▸ Work required
Copy all of the material exactly. Pictures are not to appear in the copy.

▸ Dataset excerpt
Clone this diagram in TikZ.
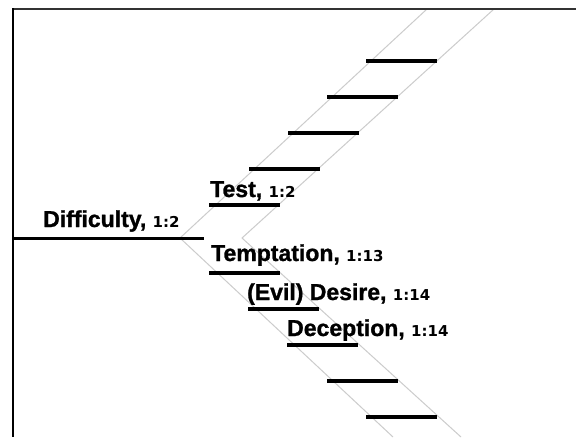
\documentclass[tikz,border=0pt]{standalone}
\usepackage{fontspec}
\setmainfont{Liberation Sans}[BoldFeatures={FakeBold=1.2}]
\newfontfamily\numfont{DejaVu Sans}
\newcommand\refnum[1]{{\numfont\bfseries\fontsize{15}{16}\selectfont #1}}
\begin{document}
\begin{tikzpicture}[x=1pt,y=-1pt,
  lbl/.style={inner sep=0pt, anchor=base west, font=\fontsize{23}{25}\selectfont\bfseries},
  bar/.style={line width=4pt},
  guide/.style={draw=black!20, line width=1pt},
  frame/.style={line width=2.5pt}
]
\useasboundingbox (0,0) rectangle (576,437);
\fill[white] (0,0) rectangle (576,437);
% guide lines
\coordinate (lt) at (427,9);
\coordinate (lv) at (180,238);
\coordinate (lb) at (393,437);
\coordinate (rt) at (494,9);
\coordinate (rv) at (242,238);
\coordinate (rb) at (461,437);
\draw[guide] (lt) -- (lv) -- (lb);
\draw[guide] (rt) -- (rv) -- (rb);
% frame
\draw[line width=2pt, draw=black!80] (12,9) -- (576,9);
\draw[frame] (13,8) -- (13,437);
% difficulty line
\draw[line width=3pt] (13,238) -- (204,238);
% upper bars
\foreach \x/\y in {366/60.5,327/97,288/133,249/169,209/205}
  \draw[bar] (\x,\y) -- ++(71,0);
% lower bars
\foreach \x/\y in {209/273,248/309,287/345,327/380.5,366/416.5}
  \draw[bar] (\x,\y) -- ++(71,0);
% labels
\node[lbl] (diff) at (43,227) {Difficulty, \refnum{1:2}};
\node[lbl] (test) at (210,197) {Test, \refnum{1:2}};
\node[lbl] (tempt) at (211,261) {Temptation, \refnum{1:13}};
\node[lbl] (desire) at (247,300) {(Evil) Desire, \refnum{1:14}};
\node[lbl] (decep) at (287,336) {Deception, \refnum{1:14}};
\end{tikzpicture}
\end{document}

▸ Exercise output
Clone this diagram in TikZ.
\documentclass[tikz,border=0pt]{standalone}
\usepackage{fontspec}
\setmainfont{Liberation Sans}[BoldFeatures={FakeBold=1.2}]
\newfontfamily\numfont{DejaVu Sans}
\newcommand\refnum[1]{{\numfont\bfseries\fontsize{15}{16}\selectfont #1}}
\begin{document}
\begin{tikzpicture}[x=1pt,y=-1pt,
  lbl/.style={inner sep=0pt, anchor=base west, font=\fontsize{23}{25}\selectfont\bfseries},
  bar/.style={line width=4pt},
  guide/.style={draw=black!20, line width=1pt},
  frame/.style={line width=2.5pt}
]
\useasboundingbox (0,0) rectangle (576,437);
\fill[white] (0,0) rectangle (576,437);
% guide lines
\coordinate (lt) at (427,9);
\coordinate (lv) at (180,238);
\coordinate (lb) at (393,437);
\coordinate (rt) at (494,9);
\coordinate (rv) at (242,238);
\coordinate (rb) at (461,437);
\draw[guide] (lt) -- (lv) -- (lb);
\draw[guide] (rt) -- (rv) -- (rb);
% frame
\draw[line width=2pt, draw=black!80] (12,9) -- (576,9);
\draw[frame] (13,8) -- (13,437);
% difficulty line
\draw[line width=3pt] (13,238) -- (204,238);
% upper bars
\foreach \x/\y in {366/60.5,327/97,288/133,249/169,209/205}
  \draw[bar] (\x,\y) -- ++(71,0);
% lower bars
\foreach \x/\y in {209/273,248/309,287/345,327/380.5,366/416.5}
  \draw[bar] (\x,\y) -- ++(71,0);
% labels
\node[lbl] (diff) at (43,227) {Difficulty, \refnum{1:2}};
\node[lbl] (test) at (210,197) {Test, \refnum{1:2}};
\node[lbl] (tempt) at (211,261) {Temptation, \refnum{1:13}};
\node[lbl] (desire) at (247,300) {(Evil) Desire, \refnum{1:14}};
\node[lbl] (decep) at (287,336) {Deception, \refnum{1:14}};
\end{tikzpicture}
\end{document}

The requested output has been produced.